A Classroom in the Now

Jon Kabat-Zinn on the power of mindfulness in education

Jon Kabat-Zinn

In the early 1990s, scientist, writer, and world-renowned mindfulness expert Jon Kabat-Zinn encountered Cherry Hamrick, a teacher in the small town of South Jordan, Utah, who wanted to bring mindfulness—the act of paying attention on purpose in the present moment—into her elementary school. Worried about how a largely Mormon community might react to such practices, Kabat-Zinn told the young teacher not to do it.

“Like any good student, she didn’t listen to me and did it anyway,” Kabat-Zinn said yesterday during a talk at the Harvard Graduate School of Education’s most recent Askwith Forum on mindfulness in education. “It turns out she was brilliant at it, and she was one of the first teachers to bring a lot of these practices into the classroom.”

Hamrick taught mindfulness through techniques such as ringing a bell and having the students slowly raise their hands when they could no longer hear the sound of it; having them carefully eat a small portion of a candy bar and notice the way sugar sparked their taste buds; and setting aside time for “mindful walking,” in which they strolled around the school yard in silence and simply noticed each step. Gaining self-awareness through these types of exercises, Kabat-Zinn pointed out, is crucial to managing stress and finding success both inside and outside the classroom in a world where children are constantly bombarded with technological stimuli such as texts, e-mail, and Facebook.

“Self-distraction is at absolutely epidemic proportions—and it’s not the iPhone, it’s the thought of, ‘I wonder if anybody texted me,’” he said. “There’s always this digital domain—this virtual reality—and kids are even more challenged [to pay attention] than we were when we were young.”

The founding director of the Stress Reduction Clinic and the Center for Mindfulness in Medicine, Health Care, and Society at the University of Massachusetts Medical School, Kabat-Zinn has been a strong supporter of groups like Mindful Schools that use mindfulness to teach children how to focus, manage their emotions, handle their stress, and resolve conflicts. Instead of simply telling children to pay attention, for example, Kabat-Zinn said that adults should show children how to pay attention through direct experience, because that allows them to make wiser decisions in the heat of the moment, rather than only in retrospect. “Mindfulness is like a muscle, and without exercise it will lose its strength,” he said. “Our world is so much about doing that the being gets lost.”

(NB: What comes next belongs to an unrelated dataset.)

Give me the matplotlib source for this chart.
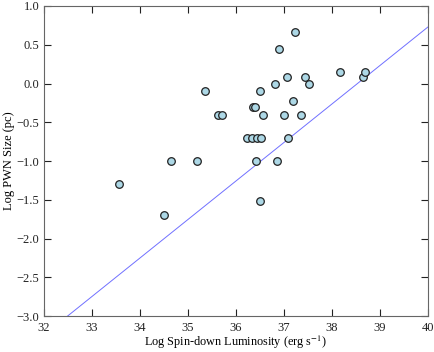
import matplotlib
matplotlib.use("Agg")
import matplotlib.pyplot as plt

log_edot = [33.58, 34.50, 34.65, 35.20, 35.36, 35.63, 35.71, 36.24, 36.33, 36.36,
            36.40, 36.42, 36.45, 36.50, 36.50, 36.53, 36.57, 36.81, 36.85, 36.90,
            37.00, 37.06, 37.08, 37.20, 37.24, 37.35, 37.43, 37.53, 38.16, 38.65, 38.69]
log_size = [-1.30, -1.70, -1.00, -1.00, -0.10, -0.40, -0.40, -0.70, -0.70, -0.30,
            -0.30, -1.00, -0.70, -1.52, -0.10, -0.70, -0.40, 0.00, -1.00, 0.45,
            -0.40, 0.08, -0.70, -0.22, 0.66, -0.40, 0.08, 0.00, 0.15, 0.08, 0.15]
fit_x = [32.5, 40.0]
fit_y = [-3.0, 0.73]

plt.rcParams['font.family'] = ['Liberation Serif', 'DejaVu Serif']
plt.rcParams['mathtext.fontset'] = 'stix'

fig = plt.figure(figsize=(4.35, 3.52), dpi=100)
ax = fig.add_axes([0.100, 0.102, 0.884, 0.881])

ax.plot(fit_x, fit_y, color='#7070ff', lw=0.7, zorder=1)
ax.scatter(log_edot, log_size, s=30, facecolor='#add8e6', edgecolor='#222222',
           linewidths=0.9, zorder=2)

ax.set_xlim(32, 40)
ax.set_ylim(-3.0, 1.0)
ax.set_xticks(range(32, 41))
ax.set_yticks([1.0, 0.5, 0.0, -0.5, -1.0, -1.5, -2.0, -2.5, -3.0])
ax.set_yticklabels(['1.0', '0.5', '0.0', '\u22120.5', '\u22121.0', '\u22121.5',
                    '\u22122.0', '\u22122.5', '\u22123.0'])
ax.tick_params(direction='in', length=5, width=0.8, top=True, right=True,
               labelsize=9, colors='#222222', pad=3)
ax.tick_params(axis='x', pad=4)
for sp in ax.spines.values():
    sp.set_color('#666666')
    sp.set_linewidth(0.8)

ax.set_xlabel('Log Spin-down Luminosity (erg s$^{-1}$)', fontsize=8.8, labelpad=0)
ax.set_ylabel('Log PWN Size (pc)', fontsize=9, labelpad=1)

fig.savefig('out.png', dpi=100)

With stress in children in the United States at high levels, incorporating mindfulness into school curriculums is imperative, he asserted, adding that students can tap into “their profound capacity” for awareness if they are taught to do so.

Although Kabat-Zinn pointed out that mindfulness is becoming more mainstream—displaying a chart that showed the number of publications and studies on the subject rising drastically in the last 10 years—he said he hopes it will gain even more steam and become a part of every school curriculum. “Many kids come to school and they haven’t had breakfast, or they’ve seen acts of violence, and [yet] they are expected to learn optimally,” he said. “If you are going to be in an environment like a classroom, why not help [students] actually get into an alignment, calmness, clarity, and emotional regulation where they can be open to what is available for them? Then you create a community of learning.”

 

HGSE’s Askwith Forums are “a series of public lectures highlighting leaders in a field to share new knowledge, generate spirited conversation, and offer insights into the highest priority challenges facing education.” Kabat-Zinn, who began teaching Mindfulness Based Stress Reduction (MBSR) in 1979 and has written 10 books, including the popular Wherever You Go, There You Are: Mindfulness Meditation in Everyday Life, was introduced by Metta McGarvey, Ed.D. ’10, whose doctoral dissertation research project The Mindful Leadership Study was inspired by his work.